A member of the parsley family, this biennial is native to Asia Minor but now grows widely throughout the world. Caraway seed (which technically is a fruit) has been used medicinally and in cooking since at least 3500 BCE. This herb is one of the few whose primary medicinal use (as a digestive aid) has remained the same throughout history.
English physician Nicholas Culpeper (1616–1654) mentions that it is one of the most celebrated carminatives (gas-relieving remedies), and herbalist John Gerard (1545–1611) suggests that it be used as part of a mixture of herbs to treat “dropsie,” or edema of the soft tissue, such as occurs with congestive heart failure.
Common Name: Caraway
Description: Hollow, grooved stems, up to 2 feet tall, topped with white or pink flower umbels; finely cut leaves, 6 to 10 inches long; oblong seeds with distinct, pale ridges
Hardiness: Annual or biennial; hardy to Zone 3
Parts Used: Leaves, seeds, and roots
Range/Habitat: Native to Asia Minor, widely naturalized in North America and Europe
Every part of the caraway plant is edible. Caraway seeds are popular in the cuisines of Germany, Austria, and Hungary, where they are used to flavor cheeses, breads (especially rye), meats, stews, vegetables, sauerkraut, and pickling brines. The minced fresh leaves, which have a mild flavor similar to the seeds, can be added to salads, soups, and casseroles. Even the root can be used, steamed, pureed, or chopped, and added to winter stews. Caraway seed can become bitter if cooked for too long; add it only during the last few minutes of cooking.

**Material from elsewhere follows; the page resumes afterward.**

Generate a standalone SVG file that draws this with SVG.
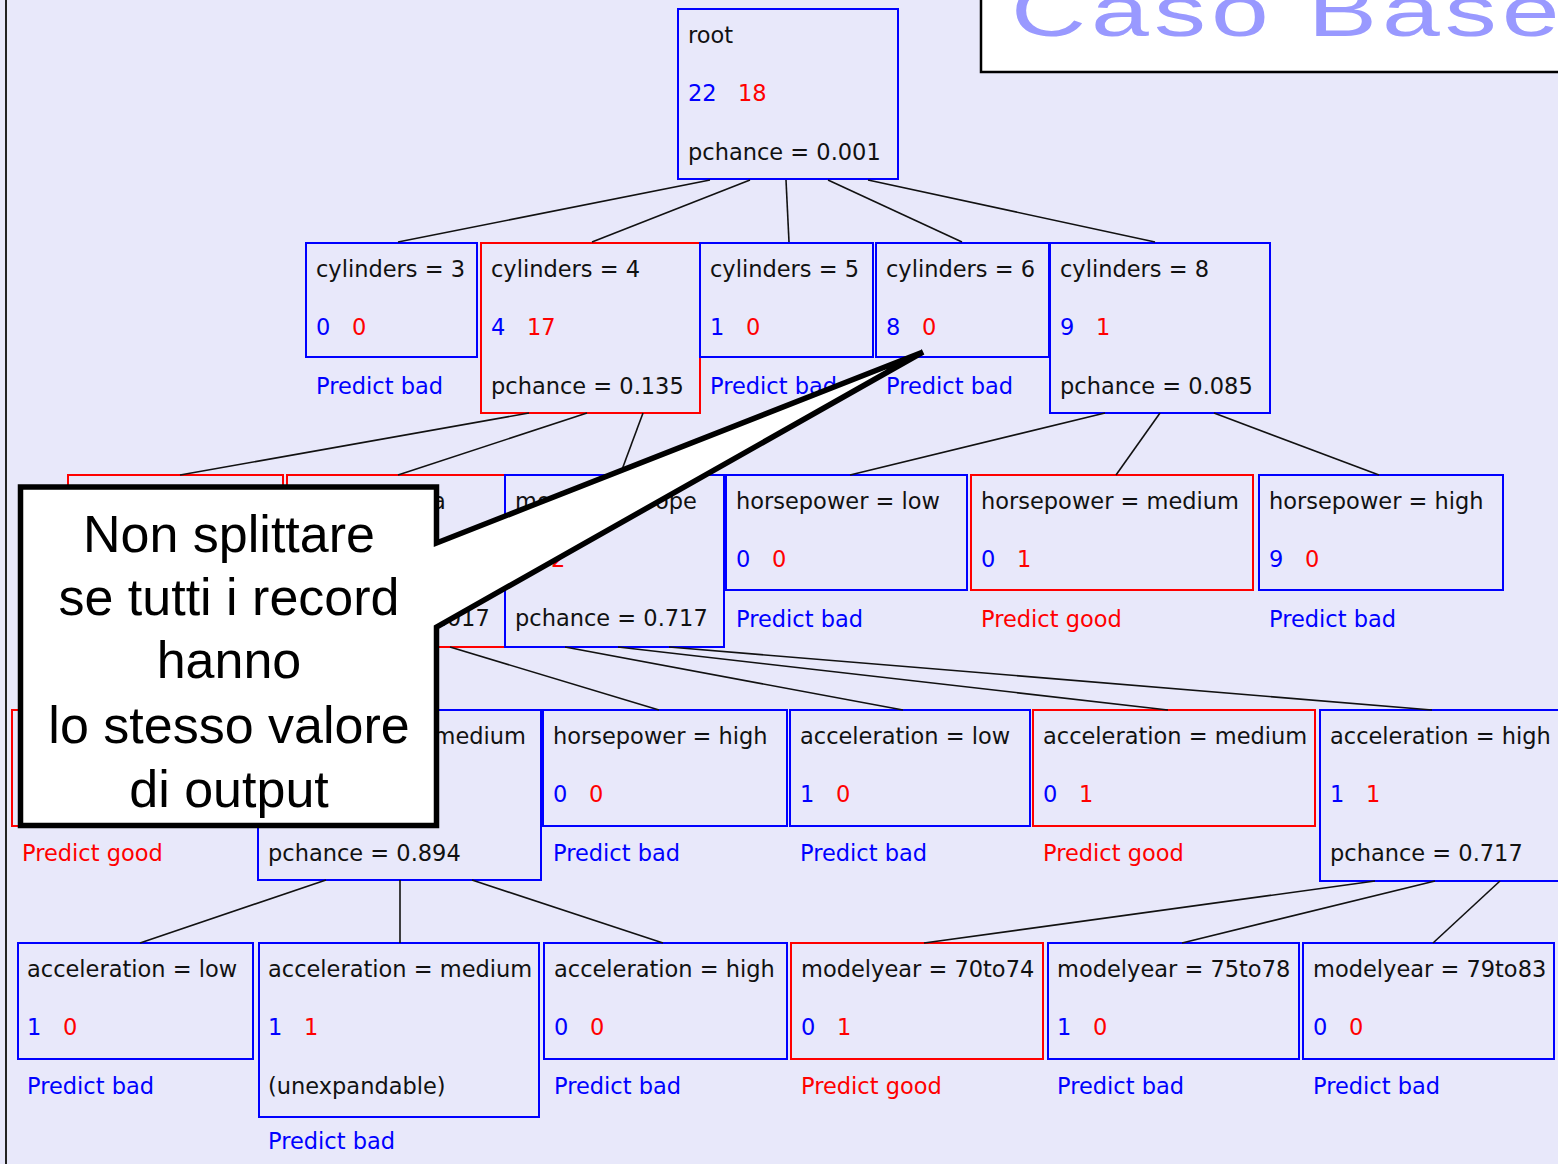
<svg xmlns="http://www.w3.org/2000/svg" width="1558" height="1164" viewBox="0 0 1558 1164">
  <style>
    .nb { fill: none; stroke: #0000FF; stroke-width: 2; }
    .nr { fill: none; stroke: #FF0000; stroke-width: 2; }
    .t { font-family: "DejaVu Sans", "Liberation Sans", sans-serif; font-size: 22.5px; fill: #111; }
    .b { fill: #0000FF; }
    .r { fill: #FF0000; }
    .edge { stroke: #111; stroke-width: 1.6; fill: none; }
    .call { fill: #FFFFFF; stroke: #000; stroke-width: 5.5; stroke-linejoin: miter; }
    .ct { font-family: "Liberation Sans", Arial, sans-serif; font-size: 52px; fill: #000; text-anchor: middle; }
  </style>

  <!-- page background and left margin rule -->
  <rect x="0" y="0" width="1558" height="1164" fill="#E8E8FA"/>
  <line x1="6" y1="0" x2="6" y2="1164" stroke="#222" stroke-width="2"/>

  <!-- title box -->
  <g id="title">
    <rect x="981" y="-4" width="600" height="76" fill="#FFFFFF" stroke="#000" stroke-width="2.5"/>
    <text transform="translate(1011,36) scale(1,0.7)" x="0" y="0" font-family="'Liberation Sans', Arial, sans-serif" font-size="104" letter-spacing="5" fill="#9999FF">Caso Base</text>
  </g>

  <!-- level 1 -->
  <g id="root">
    <rect class="nb" x="678" y="9" width="220" height="170"/>
    <text class="t" x="688" y="43">root</text>
    <text class="t b" x="688" y="101">22</text>
    <text class="t r" x="738" y="101">18</text>
    <text class="t" x="688" y="160">pchance = 0.001</text>
  </g>

  <!-- level 2 -->
  <g id="cyl3">
    <rect class="nb" x="306" y="243" width="171" height="114"/>
    <text class="t" x="316" y="277">cylinders = 3</text>
    <text class="t b" x="316" y="335">0</text>
    <text class="t r" x="352" y="335">0</text>
    <text class="t b" x="316" y="394">Predict bad</text>
  </g>
  <g id="cyl4">
    <rect class="nr" x="481" y="243" width="219" height="170"/>
    <text class="t" x="491" y="277">cylinders = 4</text>
    <text class="t b" x="491" y="335">4</text>
    <text class="t r" x="527" y="335">17</text>
    <text class="t" x="491" y="394">pchance = 0.135</text>
  </g>
  <g id="cyl5">
    <rect class="nb" x="700" y="243" width="173" height="114"/>
    <text class="t" x="710" y="277">cylinders = 5</text>
    <text class="t b" x="710" y="335">1</text>
    <text class="t r" x="746" y="335">0</text>
    <text class="t b" x="710" y="394">Predict bad</text>
  </g>
  <g id="cyl6">
    <rect class="nb" x="876" y="243" width="173" height="114"/>
    <text class="t" x="886" y="277">cylinders = 6</text>
    <text class="t b" x="886" y="335">8</text>
    <text class="t r" x="922" y="335">0</text>
    <text class="t b" x="886" y="394">Predict bad</text>
  </g>
  <g id="cyl8">
    <rect class="nb" x="1050" y="243" width="220" height="170"/>
    <text class="t" x="1060" y="277">cylinders = 8</text>
    <text class="t b" x="1060" y="335">9</text>
    <text class="t r" x="1096" y="335">1</text>
    <text class="t" x="1060" y="394">pchance = 0.085</text>
  </g>

  <!-- level 3 -->
  <g id="cyl4-america">
    <rect class="nr" x="68" y="475" width="215" height="172"/>
  </g>
  <g id="cyl4-asia">
    <rect class="nr" x="287" y="475" width="218" height="172"/>
    <text class="t" x="297" y="509">model = asia</text>
    <text class="t" x="297" y="626">pchance = 0.017</text>
  </g>
  <g id="cyl4-europe">
    <rect class="nb" x="505" y="475" width="219" height="172"/>
    <text class="t" x="515" y="509">model = europe</text>
    <text class="t r" x="551" y="567">2</text>
    <text class="t" x="515" y="626">pchance = 0.717</text>
  </g>
  <g id="cyl8-hp-low">
    <rect class="nb" x="726" y="475" width="241" height="115"/>
    <text class="t" x="736" y="509">horsepower = low</text>
    <text class="t b" x="736" y="567">0</text>
    <text class="t r" x="772" y="567">0</text>
    <text class="t b" x="736" y="627">Predict bad</text>
  </g>
  <g id="cyl8-hp-medium">
    <rect class="nr" x="971" y="475" width="282" height="115"/>
    <text class="t" x="981" y="509">horsepower = medium</text>
    <text class="t b" x="981" y="567">0</text>
    <text class="t r" x="1017" y="567">1</text>
    <text class="t r" x="981" y="627">Predict good</text>
  </g>
  <g id="cyl8-hp-high">
    <rect class="nb" x="1259" y="475" width="244" height="115"/>
    <text class="t" x="1269" y="509">horsepower = high</text>
    <text class="t b" x="1269" y="567">9</text>
    <text class="t r" x="1305" y="567">0</text>
    <text class="t b" x="1269" y="627">Predict bad</text>
  </g>

  <!-- level 4 -->
  <g id="asia-hp-low">
    <rect class="nr" x="12" y="710" width="241" height="116"/>
    <text class="t r" x="22" y="861">Predict good</text>
  </g>
  <g id="asia-hp-medium">
    <rect class="nb" x="258" y="710" width="283" height="170"/>
    <text class="t" x="268" y="744">horsepower = medium</text>
    <text class="t" x="268" y="861">pchance = 0.894</text>
  </g>
  <g id="asia-hp-high">
    <rect class="nb" x="543" y="710" width="244" height="116"/>
    <text class="t" x="553" y="744">horsepower = high</text>
    <text class="t b" x="553" y="802">0</text>
    <text class="t r" x="589" y="802">0</text>
    <text class="t b" x="553" y="861">Predict bad</text>
  </g>
  <g id="europe-acc-low">
    <rect class="nb" x="790" y="710" width="240" height="116"/>
    <text class="t" x="800" y="744">acceleration = low</text>
    <text class="t b" x="800" y="802">1</text>
    <text class="t r" x="836" y="802">0</text>
    <text class="t b" x="800" y="861">Predict bad</text>
  </g>
  <g id="europe-acc-medium">
    <rect class="nr" x="1033" y="710" width="282" height="116"/>
    <text class="t" x="1043" y="744">acceleration = medium</text>
    <text class="t b" x="1043" y="802">0</text>
    <text class="t r" x="1079" y="802">1</text>
    <text class="t r" x="1043" y="861">Predict good</text>
  </g>
  <g id="europe-acc-high">
    <rect class="nb" x="1320" y="710" width="250" height="171"/>
    <text class="t" x="1330" y="744">acceleration = high</text>
    <text class="t b" x="1330" y="802">1</text>
    <text class="t r" x="1366" y="802">1</text>
    <text class="t" x="1330" y="861">pchance = 0.717</text>
  </g>

  <!-- level 5 -->
  <g id="hpmed-acc-low">
    <rect class="nb" x="18" y="943" width="235" height="116"/>
    <text class="t" x="27" y="977">acceleration = low</text>
    <text class="t b" x="27" y="1035">1</text>
    <text class="t r" x="63" y="1035">0</text>
    <text class="t b" x="27" y="1094">Predict bad</text>
  </g>
  <g id="hpmed-acc-medium">
    <rect class="nb" x="259" y="943" width="280" height="174"/>
    <text class="t" x="268" y="977">acceleration = medium</text>
    <text class="t b" x="268" y="1035">1</text>
    <text class="t r" x="304" y="1035">1</text>
    <text class="t" x="268" y="1094">(unexpandable)</text>
    <text class="t b" x="268" y="1149">Predict bad</text>
  </g>
  <g id="hpmed-acc-high">
    <rect class="nb" x="544" y="943" width="243" height="116"/>
    <text class="t" x="554" y="977">acceleration = high</text>
    <text class="t b" x="554" y="1035">0</text>
    <text class="t r" x="590" y="1035">0</text>
    <text class="t b" x="554" y="1094">Predict bad</text>
  </g>
  <g id="acchigh-my-70to74">
    <rect class="nr" x="791" y="943" width="252" height="116"/>
    <text class="t" x="801" y="977">modelyear = 70to74</text>
    <text class="t b" x="801" y="1035">0</text>
    <text class="t r" x="837" y="1035">1</text>
    <text class="t r" x="801" y="1094">Predict good</text>
  </g>
  <g id="acchigh-my-75to78">
    <rect class="nb" x="1048" y="943" width="251" height="116"/>
    <text class="t" x="1057" y="977">modelyear = 75to78</text>
    <text class="t b" x="1057" y="1035">1</text>
    <text class="t r" x="1093" y="1035">0</text>
    <text class="t b" x="1057" y="1094">Predict bad</text>
  </g>
  <g id="acchigh-my-79to83">
    <rect class="nb" x="1303" y="943" width="251" height="116"/>
    <text class="t" x="1313" y="977">modelyear = 79to83</text>
    <text class="t b" x="1313" y="1035">0</text>
    <text class="t r" x="1349" y="1035">0</text>
    <text class="t b" x="1313" y="1094">Predict bad</text>
  </g>

  <!-- tree edges -->
  <g id="edges" class="edge">
    <line x1="710" y1="180" x2="398" y2="242"/>
    <line x1="750" y1="180" x2="592" y2="242"/>
    <line x1="786" y1="180" x2="789" y2="242"/>
    <line x1="828" y1="180" x2="962" y2="242"/>
    <line x1="868" y1="180" x2="1155" y2="242"/>
    <line x1="529" y1="413" x2="180" y2="475"/>
    <line x1="587" y1="413" x2="398" y2="475"/>
    <line x1="643" y1="413" x2="620" y2="475"/>
    <line x1="1105" y1="413" x2="850" y2="475"/>
    <line x1="1160" y1="413" x2="1116" y2="475"/>
    <line x1="1214" y1="413" x2="1379" y2="475"/>
    <line x1="330" y1="647" x2="132" y2="710"/>
    <line x1="395" y1="647" x2="400" y2="710"/>
    <line x1="450" y1="647" x2="659" y2="710"/>
    <line x1="565" y1="647" x2="903" y2="710"/>
    <line x1="618" y1="647" x2="1168" y2="710"/>
    <line x1="669" y1="647" x2="1432" y2="710"/>
    <line x1="326" y1="880" x2="140" y2="943"/>
    <line x1="400" y1="880" x2="400" y2="943"/>
    <line x1="472" y1="880" x2="663" y2="943"/>
    <line x1="1375" y1="881" x2="924" y2="943"/>
    <line x1="1435" y1="881" x2="1182" y2="943"/>
    <line x1="1500" y1="881" x2="1433" y2="943"/>
  </g>

  <!-- speech callout pointing at the cylinders = 6 leaf -->
  <g id="callout">
    <path class="call" d="M20.5,487 H436.5 V543 L923,352 L436.5,627 V825.5 H20.5 Z"/>
    <text class="ct" x="229" y="552">Non splittare</text>
    <text class="ct" x="229" y="615">se tutti i record</text>
    <text class="ct" x="229" y="678">hanno</text>
    <text class="ct" x="229" y="743">lo stesso valore</text>
    <text class="ct" x="229" y="807">di output</text>
  </g>
</svg>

The volatile oil of caraway smells sweet and peppery; it contains the compounds carvol and carvene, which account for its ability to soothe your digestive tract and help expel intestinal gas. The herb has a long history of use for the treatment of flatulence and colic in babies. Caraway also has antispasmodic properties and may be useful in the treatment of menstrual cramps and diarrhea. The aroma of the oil is said to be calming and soothing.
Caution: Pregnant or nursing women should avoid medicinal doses of caraway, though small amounts used in cooking are not harmful. If administering the herb to colicky infants, use a diluted infusion.
How to grow it
Caraway is easy to grow in fertile, well-drained soil and full sun. Plant the seed directly in your garden in spring or early fall; caraway does not transplant well. Gather the ripe seed heads just as they turn brown. Snip entire stems and hang them upside down over a paper-lined tray to finish drying. After a few weeks, when the seeds are completely dry, store them in an airtight container for future use. Propagate new plants from some of the collected seeds.